-- START OF Recorded information --
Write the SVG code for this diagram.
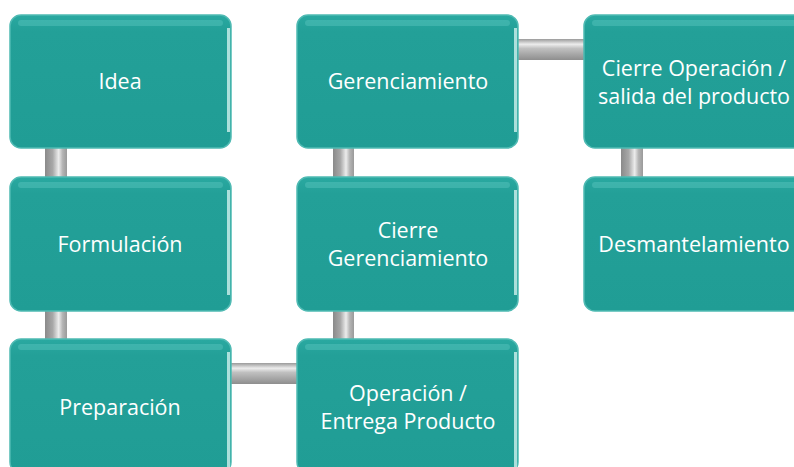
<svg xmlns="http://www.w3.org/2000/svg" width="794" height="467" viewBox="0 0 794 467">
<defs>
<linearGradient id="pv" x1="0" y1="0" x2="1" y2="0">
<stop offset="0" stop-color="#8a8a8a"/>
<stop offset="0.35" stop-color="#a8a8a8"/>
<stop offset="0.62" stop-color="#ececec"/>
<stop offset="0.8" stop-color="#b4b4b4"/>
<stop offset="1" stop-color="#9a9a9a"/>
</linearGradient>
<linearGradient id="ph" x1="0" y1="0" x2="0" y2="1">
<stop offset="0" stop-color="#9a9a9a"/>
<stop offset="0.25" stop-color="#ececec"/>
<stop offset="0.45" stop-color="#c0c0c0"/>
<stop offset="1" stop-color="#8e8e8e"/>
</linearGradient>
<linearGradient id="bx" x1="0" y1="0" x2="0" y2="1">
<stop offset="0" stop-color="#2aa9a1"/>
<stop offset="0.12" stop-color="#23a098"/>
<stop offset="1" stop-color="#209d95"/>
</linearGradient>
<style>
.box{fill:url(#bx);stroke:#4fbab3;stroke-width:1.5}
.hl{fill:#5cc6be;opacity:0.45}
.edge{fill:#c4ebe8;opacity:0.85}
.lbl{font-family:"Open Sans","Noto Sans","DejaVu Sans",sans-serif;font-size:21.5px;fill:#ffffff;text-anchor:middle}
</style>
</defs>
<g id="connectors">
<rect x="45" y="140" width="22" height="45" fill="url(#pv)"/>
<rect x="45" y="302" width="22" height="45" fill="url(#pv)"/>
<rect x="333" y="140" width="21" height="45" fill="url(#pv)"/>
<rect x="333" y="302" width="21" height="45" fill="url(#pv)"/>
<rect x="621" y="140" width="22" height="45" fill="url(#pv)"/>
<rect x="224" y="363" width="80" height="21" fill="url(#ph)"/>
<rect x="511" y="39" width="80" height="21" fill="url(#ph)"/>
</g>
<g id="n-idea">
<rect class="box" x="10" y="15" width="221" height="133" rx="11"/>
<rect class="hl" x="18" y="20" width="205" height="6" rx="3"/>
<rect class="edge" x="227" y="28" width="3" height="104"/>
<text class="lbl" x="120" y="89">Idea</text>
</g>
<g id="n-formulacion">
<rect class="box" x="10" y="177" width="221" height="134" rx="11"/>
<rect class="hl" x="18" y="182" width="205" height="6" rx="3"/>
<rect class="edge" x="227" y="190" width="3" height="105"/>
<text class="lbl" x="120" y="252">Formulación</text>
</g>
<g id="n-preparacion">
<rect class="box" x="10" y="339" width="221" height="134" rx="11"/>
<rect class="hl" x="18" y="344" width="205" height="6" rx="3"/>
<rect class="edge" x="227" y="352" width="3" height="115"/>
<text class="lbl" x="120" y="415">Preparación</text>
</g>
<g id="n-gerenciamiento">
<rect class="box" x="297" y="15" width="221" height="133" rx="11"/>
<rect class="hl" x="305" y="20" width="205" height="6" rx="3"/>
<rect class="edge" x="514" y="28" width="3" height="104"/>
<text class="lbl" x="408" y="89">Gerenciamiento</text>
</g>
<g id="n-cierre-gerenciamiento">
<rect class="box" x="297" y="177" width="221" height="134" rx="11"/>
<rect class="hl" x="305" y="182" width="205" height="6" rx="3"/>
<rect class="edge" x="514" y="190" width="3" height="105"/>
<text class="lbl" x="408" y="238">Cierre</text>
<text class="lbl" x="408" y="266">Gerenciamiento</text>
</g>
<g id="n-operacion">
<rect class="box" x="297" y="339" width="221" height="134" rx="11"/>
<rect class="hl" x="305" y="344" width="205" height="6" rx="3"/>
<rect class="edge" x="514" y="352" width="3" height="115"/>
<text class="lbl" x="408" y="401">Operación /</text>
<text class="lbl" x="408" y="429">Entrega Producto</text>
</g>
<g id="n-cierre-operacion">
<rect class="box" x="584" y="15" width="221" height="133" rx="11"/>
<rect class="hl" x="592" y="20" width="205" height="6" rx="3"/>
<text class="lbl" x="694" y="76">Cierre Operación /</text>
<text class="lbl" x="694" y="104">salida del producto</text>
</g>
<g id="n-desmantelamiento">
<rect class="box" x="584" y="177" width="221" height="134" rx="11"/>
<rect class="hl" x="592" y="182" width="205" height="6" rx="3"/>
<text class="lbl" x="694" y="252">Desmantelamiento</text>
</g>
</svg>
-- END OF Recorded information --
* _Requirements_
Print each line of the material above exactly, with the pictures removed from your copy.

* _Complete output_
Write the SVG code for this diagram.
<svg xmlns="http://www.w3.org/2000/svg" width="794" height="467" viewBox="0 0 794 467">
<defs>
<linearGradient id="pv" x1="0" y1="0" x2="1" y2="0">
<stop offset="0" stop-color="#8a8a8a"/>
<stop offset="0.35" stop-color="#a8a8a8"/>
<stop offset="0.62" stop-color="#ececec"/>
<stop offset="0.8" stop-color="#b4b4b4"/>
<stop offset="1" stop-color="#9a9a9a"/>
</linearGradient>
<linearGradient id="ph" x1="0" y1="0" x2="0" y2="1">
<stop offset="0" stop-color="#9a9a9a"/>
<stop offset="0.25" stop-color="#ececec"/>
<stop offset="0.45" stop-color="#c0c0c0"/>
<stop offset="1" stop-color="#8e8e8e"/>
</linearGradient>
<linearGradient id="bx" x1="0" y1="0" x2="0" y2="1">
<stop offset="0" stop-color="#2aa9a1"/>
<stop offset="0.12" stop-color="#23a098"/>
<stop offset="1" stop-color="#209d95"/>
</linearGradient>
<style>
.box{fill:url(#bx);stroke:#4fbab3;stroke-width:1.5}
.hl{fill:#5cc6be;opacity:0.45}
.edge{fill:#c4ebe8;opacity:0.85}
.lbl{font-family:"Open Sans","Noto Sans","DejaVu Sans",sans-serif;font-size:21.5px;fill:#ffffff;text-anchor:middle}
</style>
</defs>
<g id="connectors">
<rect x="45" y="140" width="22" height="45" fill="url(#pv)"/>
<rect x="45" y="302" width="22" height="45" fill="url(#pv)"/>
<rect x="333" y="140" width="21" height="45" fill="url(#pv)"/>
<rect x="333" y="302" width="21" height="45" fill="url(#pv)"/>
<rect x="621" y="140" width="22" height="45" fill="url(#pv)"/>
<rect x="224" y="363" width="80" height="21" fill="url(#ph)"/>
<rect x="511" y="39" width="80" height="21" fill="url(#ph)"/>
</g>
<g id="n-idea">
<rect class="box" x="10" y="15" width="221" height="133" rx="11"/>
<rect class="hl" x="18" y="20" width="205" height="6" rx="3"/>
<rect class="edge" x="227" y="28" width="3" height="104"/>
<text class="lbl" x="120" y="89">Idea</text>
</g>
<g id="n-formulacion">
<rect class="box" x="10" y="177" width="221" height="134" rx="11"/>
<rect class="hl" x="18" y="182" width="205" height="6" rx="3"/>
<rect class="edge" x="227" y="190" width="3" height="105"/>
<text class="lbl" x="120" y="252">Formulación</text>
</g>
<g id="n-preparacion">
<rect class="box" x="10" y="339" width="221" height="134" rx="11"/>
<rect class="hl" x="18" y="344" width="205" height="6" rx="3"/>
<rect class="edge" x="227" y="352" width="3" height="115"/>
<text class="lbl" x="120" y="415">Preparación</text>
</g>
<g id="n-gerenciamiento">
<rect class="box" x="297" y="15" width="221" height="133" rx="11"/>
<rect class="hl" x="305" y="20" width="205" height="6" rx="3"/>
<rect class="edge" x="514" y="28" width="3" height="104"/>
<text class="lbl" x="408" y="89">Gerenciamiento</text>
</g>
<g id="n-cierre-gerenciamiento">
<rect class="box" x="297" y="177" width="221" height="134" rx="11"/>
<rect class="hl" x="305" y="182" width="205" height="6" rx="3"/>
<rect class="edge" x="514" y="190" width="3" height="105"/>
<text class="lbl" x="408" y="238">Cierre</text>
<text class="lbl" x="408" y="266">Gerenciamiento</text>
</g>
<g id="n-operacion">
<rect class="box" x="297" y="339" width="221" height="134" rx="11"/>
<rect class="hl" x="305" y="344" width="205" height="6" rx="3"/>
<rect class="edge" x="514" y="352" width="3" height="115"/>
<text class="lbl" x="408" y="401">Operación /</text>
<text class="lbl" x="408" y="429">Entrega Producto</text>
</g>
<g id="n-cierre-operacion">
<rect class="box" x="584" y="15" width="221" height="133" rx="11"/>
<rect class="hl" x="592" y="20" width="205" height="6" rx="3"/>
<text class="lbl" x="694" y="76">Cierre Operación /</text>
<text class="lbl" x="694" y="104">salida del producto</text>
</g>
<g id="n-desmantelamiento">
<rect class="box" x="584" y="177" width="221" height="134" rx="11"/>
<rect class="hl" x="592" y="182" width="205" height="6" rx="3"/>
<text class="lbl" x="694" y="252">Desmantelamiento</text>
</g>
</svg>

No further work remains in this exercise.